### Available data ###

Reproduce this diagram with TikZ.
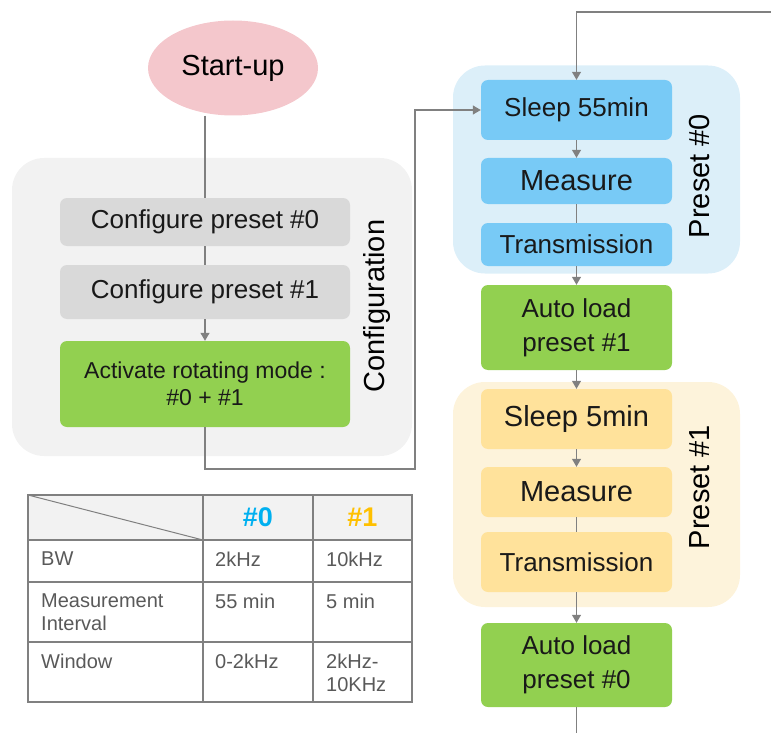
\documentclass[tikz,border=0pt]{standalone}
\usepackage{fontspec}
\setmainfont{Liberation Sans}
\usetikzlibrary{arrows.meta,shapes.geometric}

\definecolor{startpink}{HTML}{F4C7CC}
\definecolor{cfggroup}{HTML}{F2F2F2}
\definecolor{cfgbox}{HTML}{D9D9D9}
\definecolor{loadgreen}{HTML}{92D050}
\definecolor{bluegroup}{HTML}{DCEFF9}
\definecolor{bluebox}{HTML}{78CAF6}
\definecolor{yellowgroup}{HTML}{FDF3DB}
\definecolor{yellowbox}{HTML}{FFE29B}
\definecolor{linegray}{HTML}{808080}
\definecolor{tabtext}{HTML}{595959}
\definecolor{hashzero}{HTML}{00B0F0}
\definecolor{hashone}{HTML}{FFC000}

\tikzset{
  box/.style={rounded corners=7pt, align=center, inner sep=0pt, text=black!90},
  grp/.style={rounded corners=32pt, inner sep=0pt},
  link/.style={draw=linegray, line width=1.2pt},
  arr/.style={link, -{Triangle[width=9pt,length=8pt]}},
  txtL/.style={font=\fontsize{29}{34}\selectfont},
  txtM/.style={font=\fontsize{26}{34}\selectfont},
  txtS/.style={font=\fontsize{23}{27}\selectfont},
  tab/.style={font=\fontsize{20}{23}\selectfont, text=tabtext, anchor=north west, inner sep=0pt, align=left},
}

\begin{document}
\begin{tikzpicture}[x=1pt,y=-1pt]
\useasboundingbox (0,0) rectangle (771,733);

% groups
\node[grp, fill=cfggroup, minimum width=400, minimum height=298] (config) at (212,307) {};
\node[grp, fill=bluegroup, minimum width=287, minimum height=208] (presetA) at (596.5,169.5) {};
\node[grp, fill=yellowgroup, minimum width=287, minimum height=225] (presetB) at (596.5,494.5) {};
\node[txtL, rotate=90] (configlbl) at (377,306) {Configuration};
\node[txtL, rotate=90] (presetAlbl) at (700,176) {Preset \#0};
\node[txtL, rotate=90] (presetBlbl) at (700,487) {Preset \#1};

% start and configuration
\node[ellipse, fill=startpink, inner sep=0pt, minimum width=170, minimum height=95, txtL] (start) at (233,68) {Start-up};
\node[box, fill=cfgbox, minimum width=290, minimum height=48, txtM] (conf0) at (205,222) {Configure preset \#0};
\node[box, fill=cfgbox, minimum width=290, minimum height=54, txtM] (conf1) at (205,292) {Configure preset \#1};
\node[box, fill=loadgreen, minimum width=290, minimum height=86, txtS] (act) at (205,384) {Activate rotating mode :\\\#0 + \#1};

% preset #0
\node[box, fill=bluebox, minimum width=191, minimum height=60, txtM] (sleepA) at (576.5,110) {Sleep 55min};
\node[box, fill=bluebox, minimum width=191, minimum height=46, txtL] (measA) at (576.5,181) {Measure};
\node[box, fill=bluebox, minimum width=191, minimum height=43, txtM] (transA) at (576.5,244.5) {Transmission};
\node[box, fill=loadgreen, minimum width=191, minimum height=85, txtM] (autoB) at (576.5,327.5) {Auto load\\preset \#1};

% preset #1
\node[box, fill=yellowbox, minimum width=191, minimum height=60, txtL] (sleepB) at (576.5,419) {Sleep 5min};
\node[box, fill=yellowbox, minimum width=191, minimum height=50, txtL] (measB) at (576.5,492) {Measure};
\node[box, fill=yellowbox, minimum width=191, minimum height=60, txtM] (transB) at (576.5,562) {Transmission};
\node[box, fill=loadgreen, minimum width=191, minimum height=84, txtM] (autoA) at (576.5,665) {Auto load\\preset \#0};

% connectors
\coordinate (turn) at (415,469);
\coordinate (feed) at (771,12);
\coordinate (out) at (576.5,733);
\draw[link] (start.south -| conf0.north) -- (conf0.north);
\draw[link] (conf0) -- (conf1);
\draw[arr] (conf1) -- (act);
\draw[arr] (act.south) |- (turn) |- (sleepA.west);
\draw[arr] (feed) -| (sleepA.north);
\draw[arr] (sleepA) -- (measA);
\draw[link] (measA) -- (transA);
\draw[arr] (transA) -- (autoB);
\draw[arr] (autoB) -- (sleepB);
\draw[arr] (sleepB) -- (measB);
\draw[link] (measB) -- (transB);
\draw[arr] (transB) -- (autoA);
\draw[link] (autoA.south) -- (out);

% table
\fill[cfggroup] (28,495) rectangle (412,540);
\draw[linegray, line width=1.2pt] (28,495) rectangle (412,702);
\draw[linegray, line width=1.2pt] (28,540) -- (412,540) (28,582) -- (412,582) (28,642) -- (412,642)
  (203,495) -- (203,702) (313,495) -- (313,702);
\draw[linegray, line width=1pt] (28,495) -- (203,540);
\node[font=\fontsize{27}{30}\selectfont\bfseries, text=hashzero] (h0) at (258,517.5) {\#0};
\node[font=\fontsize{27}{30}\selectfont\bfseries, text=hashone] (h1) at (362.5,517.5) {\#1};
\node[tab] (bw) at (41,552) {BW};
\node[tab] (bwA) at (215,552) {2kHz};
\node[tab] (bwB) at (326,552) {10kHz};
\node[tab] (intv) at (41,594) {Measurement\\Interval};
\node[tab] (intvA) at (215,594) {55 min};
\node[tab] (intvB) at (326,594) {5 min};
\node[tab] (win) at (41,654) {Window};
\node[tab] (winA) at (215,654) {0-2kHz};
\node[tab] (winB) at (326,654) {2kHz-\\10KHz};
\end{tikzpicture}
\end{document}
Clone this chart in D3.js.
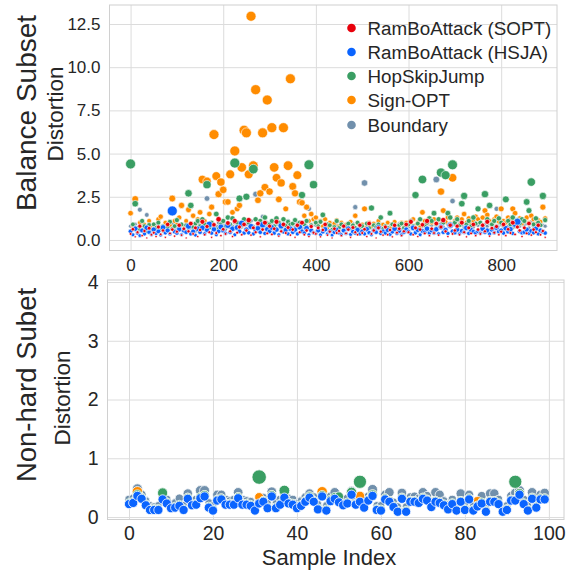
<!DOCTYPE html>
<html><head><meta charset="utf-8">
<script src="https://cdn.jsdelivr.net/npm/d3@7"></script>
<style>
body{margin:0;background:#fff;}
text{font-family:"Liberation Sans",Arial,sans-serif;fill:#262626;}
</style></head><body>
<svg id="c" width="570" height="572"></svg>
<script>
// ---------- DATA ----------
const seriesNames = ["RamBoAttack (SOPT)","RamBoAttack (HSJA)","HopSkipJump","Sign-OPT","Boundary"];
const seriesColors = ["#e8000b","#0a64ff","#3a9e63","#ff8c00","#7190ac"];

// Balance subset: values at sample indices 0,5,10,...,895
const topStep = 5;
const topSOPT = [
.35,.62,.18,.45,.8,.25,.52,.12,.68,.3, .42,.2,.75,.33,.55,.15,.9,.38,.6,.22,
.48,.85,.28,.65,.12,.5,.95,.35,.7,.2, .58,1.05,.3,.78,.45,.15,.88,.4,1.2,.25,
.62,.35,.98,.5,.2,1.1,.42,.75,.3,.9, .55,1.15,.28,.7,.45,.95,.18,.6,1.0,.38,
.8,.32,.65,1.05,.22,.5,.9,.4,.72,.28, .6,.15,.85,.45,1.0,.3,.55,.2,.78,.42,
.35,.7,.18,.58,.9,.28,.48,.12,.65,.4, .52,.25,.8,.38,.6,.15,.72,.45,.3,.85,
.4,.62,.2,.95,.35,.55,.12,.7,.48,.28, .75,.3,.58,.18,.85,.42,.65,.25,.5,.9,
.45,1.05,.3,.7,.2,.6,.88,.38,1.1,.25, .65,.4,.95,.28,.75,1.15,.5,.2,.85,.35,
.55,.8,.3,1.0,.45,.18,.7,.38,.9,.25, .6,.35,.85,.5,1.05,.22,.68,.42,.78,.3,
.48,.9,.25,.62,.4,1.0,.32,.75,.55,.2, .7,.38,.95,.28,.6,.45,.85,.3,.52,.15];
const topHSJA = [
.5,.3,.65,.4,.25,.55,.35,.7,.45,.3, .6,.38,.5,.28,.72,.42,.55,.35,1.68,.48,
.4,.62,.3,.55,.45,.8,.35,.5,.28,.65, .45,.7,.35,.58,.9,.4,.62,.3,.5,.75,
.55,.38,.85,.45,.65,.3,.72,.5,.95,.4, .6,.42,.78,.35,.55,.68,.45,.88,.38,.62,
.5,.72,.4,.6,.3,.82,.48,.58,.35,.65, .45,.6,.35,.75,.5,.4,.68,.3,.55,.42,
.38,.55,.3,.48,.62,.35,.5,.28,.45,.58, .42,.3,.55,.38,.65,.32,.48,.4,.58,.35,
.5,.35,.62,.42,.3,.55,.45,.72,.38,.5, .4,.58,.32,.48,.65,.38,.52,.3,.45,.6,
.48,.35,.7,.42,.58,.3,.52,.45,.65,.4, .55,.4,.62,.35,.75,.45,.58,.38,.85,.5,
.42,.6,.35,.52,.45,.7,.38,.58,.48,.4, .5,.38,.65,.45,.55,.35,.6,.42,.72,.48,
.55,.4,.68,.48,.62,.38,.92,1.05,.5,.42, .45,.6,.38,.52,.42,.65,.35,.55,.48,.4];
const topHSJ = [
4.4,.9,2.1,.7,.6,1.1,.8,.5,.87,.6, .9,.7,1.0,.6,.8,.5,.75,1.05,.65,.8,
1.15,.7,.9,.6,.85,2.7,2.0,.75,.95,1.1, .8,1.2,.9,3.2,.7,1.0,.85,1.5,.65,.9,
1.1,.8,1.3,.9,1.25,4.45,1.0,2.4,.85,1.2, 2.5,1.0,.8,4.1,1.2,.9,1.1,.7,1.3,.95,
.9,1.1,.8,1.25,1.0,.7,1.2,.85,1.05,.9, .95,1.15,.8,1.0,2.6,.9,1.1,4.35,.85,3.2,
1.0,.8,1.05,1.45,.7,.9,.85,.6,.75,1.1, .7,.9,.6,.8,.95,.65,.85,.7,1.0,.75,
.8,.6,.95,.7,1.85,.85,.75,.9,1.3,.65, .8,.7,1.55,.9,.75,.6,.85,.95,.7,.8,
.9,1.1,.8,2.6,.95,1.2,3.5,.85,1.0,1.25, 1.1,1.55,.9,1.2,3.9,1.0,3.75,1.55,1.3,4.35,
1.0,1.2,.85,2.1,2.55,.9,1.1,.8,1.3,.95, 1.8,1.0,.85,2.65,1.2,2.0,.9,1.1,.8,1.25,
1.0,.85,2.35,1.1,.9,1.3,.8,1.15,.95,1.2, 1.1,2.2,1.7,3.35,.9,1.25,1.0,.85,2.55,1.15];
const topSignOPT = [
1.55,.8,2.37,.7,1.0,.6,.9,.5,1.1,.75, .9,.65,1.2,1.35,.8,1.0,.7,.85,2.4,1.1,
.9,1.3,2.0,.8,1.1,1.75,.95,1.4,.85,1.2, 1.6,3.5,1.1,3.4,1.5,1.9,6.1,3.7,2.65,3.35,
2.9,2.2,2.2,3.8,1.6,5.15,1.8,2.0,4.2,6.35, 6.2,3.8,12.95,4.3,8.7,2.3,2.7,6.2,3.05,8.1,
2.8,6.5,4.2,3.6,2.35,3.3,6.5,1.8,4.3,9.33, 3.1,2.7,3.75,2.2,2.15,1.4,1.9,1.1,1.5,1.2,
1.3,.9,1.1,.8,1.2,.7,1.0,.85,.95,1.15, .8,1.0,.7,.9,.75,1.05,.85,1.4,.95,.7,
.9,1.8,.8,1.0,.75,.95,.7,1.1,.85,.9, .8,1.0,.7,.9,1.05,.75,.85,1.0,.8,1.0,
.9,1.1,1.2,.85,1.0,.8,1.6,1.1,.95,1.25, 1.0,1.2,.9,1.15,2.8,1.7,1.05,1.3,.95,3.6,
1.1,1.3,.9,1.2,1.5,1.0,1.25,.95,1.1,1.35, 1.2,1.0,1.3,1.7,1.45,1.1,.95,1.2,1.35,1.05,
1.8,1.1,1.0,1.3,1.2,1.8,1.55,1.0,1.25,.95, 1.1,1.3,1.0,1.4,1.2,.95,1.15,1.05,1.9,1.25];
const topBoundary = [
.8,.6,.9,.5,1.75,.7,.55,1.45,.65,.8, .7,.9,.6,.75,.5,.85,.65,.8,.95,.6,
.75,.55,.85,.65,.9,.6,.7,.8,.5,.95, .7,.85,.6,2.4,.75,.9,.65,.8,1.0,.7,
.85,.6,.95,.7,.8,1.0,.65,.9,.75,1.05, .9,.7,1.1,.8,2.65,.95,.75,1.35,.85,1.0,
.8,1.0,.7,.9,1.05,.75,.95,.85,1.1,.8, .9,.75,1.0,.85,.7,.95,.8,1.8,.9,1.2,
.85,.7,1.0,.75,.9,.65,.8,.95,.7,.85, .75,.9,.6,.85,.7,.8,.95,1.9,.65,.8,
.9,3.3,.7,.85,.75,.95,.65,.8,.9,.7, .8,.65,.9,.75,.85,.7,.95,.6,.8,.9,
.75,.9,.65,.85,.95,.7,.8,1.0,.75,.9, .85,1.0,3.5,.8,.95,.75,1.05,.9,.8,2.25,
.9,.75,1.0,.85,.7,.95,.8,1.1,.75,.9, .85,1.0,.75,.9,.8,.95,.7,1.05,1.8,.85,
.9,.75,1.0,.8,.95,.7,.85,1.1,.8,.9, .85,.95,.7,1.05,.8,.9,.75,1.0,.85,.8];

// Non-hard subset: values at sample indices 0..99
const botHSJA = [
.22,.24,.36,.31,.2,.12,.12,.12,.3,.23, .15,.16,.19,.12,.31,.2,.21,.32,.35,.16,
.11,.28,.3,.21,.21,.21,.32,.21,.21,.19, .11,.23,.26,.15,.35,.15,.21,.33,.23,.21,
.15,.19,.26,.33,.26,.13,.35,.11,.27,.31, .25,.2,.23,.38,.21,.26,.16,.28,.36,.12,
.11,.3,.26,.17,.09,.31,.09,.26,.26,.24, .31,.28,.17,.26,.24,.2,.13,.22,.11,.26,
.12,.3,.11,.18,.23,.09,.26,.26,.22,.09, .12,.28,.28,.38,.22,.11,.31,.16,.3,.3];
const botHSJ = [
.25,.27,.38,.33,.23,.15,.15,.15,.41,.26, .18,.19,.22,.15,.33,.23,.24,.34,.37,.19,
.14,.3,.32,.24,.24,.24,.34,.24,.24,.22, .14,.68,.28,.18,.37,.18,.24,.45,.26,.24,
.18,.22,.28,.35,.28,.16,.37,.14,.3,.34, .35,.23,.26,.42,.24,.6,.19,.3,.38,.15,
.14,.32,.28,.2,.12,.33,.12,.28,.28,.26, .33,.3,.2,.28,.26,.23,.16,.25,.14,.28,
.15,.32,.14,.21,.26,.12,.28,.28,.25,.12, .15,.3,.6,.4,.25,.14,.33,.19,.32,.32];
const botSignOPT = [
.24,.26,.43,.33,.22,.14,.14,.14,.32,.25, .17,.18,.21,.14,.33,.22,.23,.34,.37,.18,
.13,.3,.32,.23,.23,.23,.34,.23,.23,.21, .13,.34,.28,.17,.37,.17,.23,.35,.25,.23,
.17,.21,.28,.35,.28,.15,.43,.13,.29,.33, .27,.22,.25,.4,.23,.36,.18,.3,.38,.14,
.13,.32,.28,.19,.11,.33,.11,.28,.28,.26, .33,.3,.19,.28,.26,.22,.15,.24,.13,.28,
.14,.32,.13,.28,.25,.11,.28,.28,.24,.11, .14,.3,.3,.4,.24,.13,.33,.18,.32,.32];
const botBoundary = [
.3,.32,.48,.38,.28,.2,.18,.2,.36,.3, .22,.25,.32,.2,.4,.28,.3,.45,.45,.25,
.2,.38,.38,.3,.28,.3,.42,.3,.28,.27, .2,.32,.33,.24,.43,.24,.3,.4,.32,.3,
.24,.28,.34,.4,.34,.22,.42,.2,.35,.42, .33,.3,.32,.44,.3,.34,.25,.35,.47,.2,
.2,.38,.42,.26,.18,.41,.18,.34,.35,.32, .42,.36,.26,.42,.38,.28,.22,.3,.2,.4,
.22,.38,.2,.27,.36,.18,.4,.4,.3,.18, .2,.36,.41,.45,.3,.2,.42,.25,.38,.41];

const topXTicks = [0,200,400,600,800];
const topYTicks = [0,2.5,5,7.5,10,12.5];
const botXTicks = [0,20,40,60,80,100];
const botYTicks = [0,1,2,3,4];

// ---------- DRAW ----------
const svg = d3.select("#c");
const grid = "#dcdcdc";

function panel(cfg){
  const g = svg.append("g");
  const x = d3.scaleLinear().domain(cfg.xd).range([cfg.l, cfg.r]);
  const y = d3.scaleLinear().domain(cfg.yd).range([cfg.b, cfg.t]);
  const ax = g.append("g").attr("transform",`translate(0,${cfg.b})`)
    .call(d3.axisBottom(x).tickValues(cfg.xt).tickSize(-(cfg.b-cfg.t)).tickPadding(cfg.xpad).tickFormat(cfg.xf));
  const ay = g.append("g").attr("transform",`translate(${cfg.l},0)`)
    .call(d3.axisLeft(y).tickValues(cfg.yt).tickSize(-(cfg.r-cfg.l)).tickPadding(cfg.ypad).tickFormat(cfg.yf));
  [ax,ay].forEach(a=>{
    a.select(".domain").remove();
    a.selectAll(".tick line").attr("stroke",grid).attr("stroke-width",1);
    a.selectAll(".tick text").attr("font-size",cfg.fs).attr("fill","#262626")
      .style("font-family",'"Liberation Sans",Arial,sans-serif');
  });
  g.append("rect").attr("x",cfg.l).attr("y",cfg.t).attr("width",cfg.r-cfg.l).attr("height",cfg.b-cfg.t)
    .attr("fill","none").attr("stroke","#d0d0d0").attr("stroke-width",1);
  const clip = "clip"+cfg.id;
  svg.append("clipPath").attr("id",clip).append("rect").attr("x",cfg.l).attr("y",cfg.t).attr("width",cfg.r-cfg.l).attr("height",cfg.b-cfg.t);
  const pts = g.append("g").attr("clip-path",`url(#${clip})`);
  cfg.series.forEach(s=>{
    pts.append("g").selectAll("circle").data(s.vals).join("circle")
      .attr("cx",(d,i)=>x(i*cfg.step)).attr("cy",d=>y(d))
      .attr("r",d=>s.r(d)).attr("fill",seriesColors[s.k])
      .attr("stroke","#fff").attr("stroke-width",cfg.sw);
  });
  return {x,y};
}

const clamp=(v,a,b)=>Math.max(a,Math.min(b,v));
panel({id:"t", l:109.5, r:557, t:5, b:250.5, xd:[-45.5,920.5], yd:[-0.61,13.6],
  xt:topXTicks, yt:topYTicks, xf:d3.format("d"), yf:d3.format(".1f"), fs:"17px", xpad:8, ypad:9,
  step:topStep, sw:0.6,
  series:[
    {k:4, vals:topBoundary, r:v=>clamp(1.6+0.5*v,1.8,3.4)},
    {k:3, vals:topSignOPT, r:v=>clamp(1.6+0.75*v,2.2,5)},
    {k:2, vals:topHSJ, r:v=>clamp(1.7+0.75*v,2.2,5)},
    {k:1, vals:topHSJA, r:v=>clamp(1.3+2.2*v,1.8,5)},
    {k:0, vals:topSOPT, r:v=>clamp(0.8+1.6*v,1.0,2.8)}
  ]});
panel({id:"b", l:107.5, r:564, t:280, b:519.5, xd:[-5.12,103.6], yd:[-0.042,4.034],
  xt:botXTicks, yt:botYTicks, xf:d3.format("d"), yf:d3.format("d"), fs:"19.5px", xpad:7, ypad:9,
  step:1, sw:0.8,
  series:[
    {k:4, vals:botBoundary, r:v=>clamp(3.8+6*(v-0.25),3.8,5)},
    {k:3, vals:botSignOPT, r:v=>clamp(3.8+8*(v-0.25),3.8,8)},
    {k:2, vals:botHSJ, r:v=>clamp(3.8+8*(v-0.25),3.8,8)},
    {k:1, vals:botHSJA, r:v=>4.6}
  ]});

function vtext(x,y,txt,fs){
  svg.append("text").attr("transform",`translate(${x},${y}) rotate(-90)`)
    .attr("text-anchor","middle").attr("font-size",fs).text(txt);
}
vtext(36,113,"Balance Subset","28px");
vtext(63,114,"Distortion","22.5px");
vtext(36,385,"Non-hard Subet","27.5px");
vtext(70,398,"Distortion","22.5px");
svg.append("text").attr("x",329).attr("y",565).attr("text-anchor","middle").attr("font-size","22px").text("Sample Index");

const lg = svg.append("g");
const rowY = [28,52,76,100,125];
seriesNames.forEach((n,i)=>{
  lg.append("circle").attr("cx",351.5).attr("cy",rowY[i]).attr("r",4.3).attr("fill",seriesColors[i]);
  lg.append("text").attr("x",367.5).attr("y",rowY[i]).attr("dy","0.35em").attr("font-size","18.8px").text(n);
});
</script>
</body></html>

###

▶ _Task goal_: Repeat the lines above, starting at the first and stopping after the line that holds "(0,0) rectangle (771,733);", with the pictures left out.

▶ _The output_:
Reproduce this diagram with TikZ.
\documentclass[tikz,border=0pt]{standalone}
\usepackage{fontspec}
\setmainfont{Liberation Sans}
\usetikzlibrary{arrows.meta,shapes.geometric}

\definecolor{startpink}{HTML}{F4C7CC}
\definecolor{cfggroup}{HTML}{F2F2F2}
\definecolor{cfgbox}{HTML}{D9D9D9}
\definecolor{loadgreen}{HTML}{92D050}
\definecolor{bluegroup}{HTML}{DCEFF9}
\definecolor{bluebox}{HTML}{78CAF6}
\definecolor{yellowgroup}{HTML}{FDF3DB}
\definecolor{yellowbox}{HTML}{FFE29B}
\definecolor{linegray}{HTML}{808080}
\definecolor{tabtext}{HTML}{595959}
\definecolor{hashzero}{HTML}{00B0F0}
\definecolor{hashone}{HTML}{FFC000}

\tikzset{
  box/.style={rounded corners=7pt, align=center, inner sep=0pt, text=black!90},
  grp/.style={rounded corners=32pt, inner sep=0pt},
  link/.style={draw=linegray, line width=1.2pt},
  arr/.style={link, -{Triangle[width=9pt,length=8pt]}},
  txtL/.style={font=\fontsize{29}{34}\selectfont},
  txtM/.style={font=\fontsize{26}{34}\selectfont},
  txtS/.style={font=\fontsize{23}{27}\selectfont},
  tab/.style={font=\fontsize{20}{23}\selectfont, text=tabtext, anchor=north west, inner sep=0pt, align=left},
}

\begin{document}
\begin{tikzpicture}[x=1pt,y=-1pt]
\useasboundingbox (0,0) rectangle (771,733);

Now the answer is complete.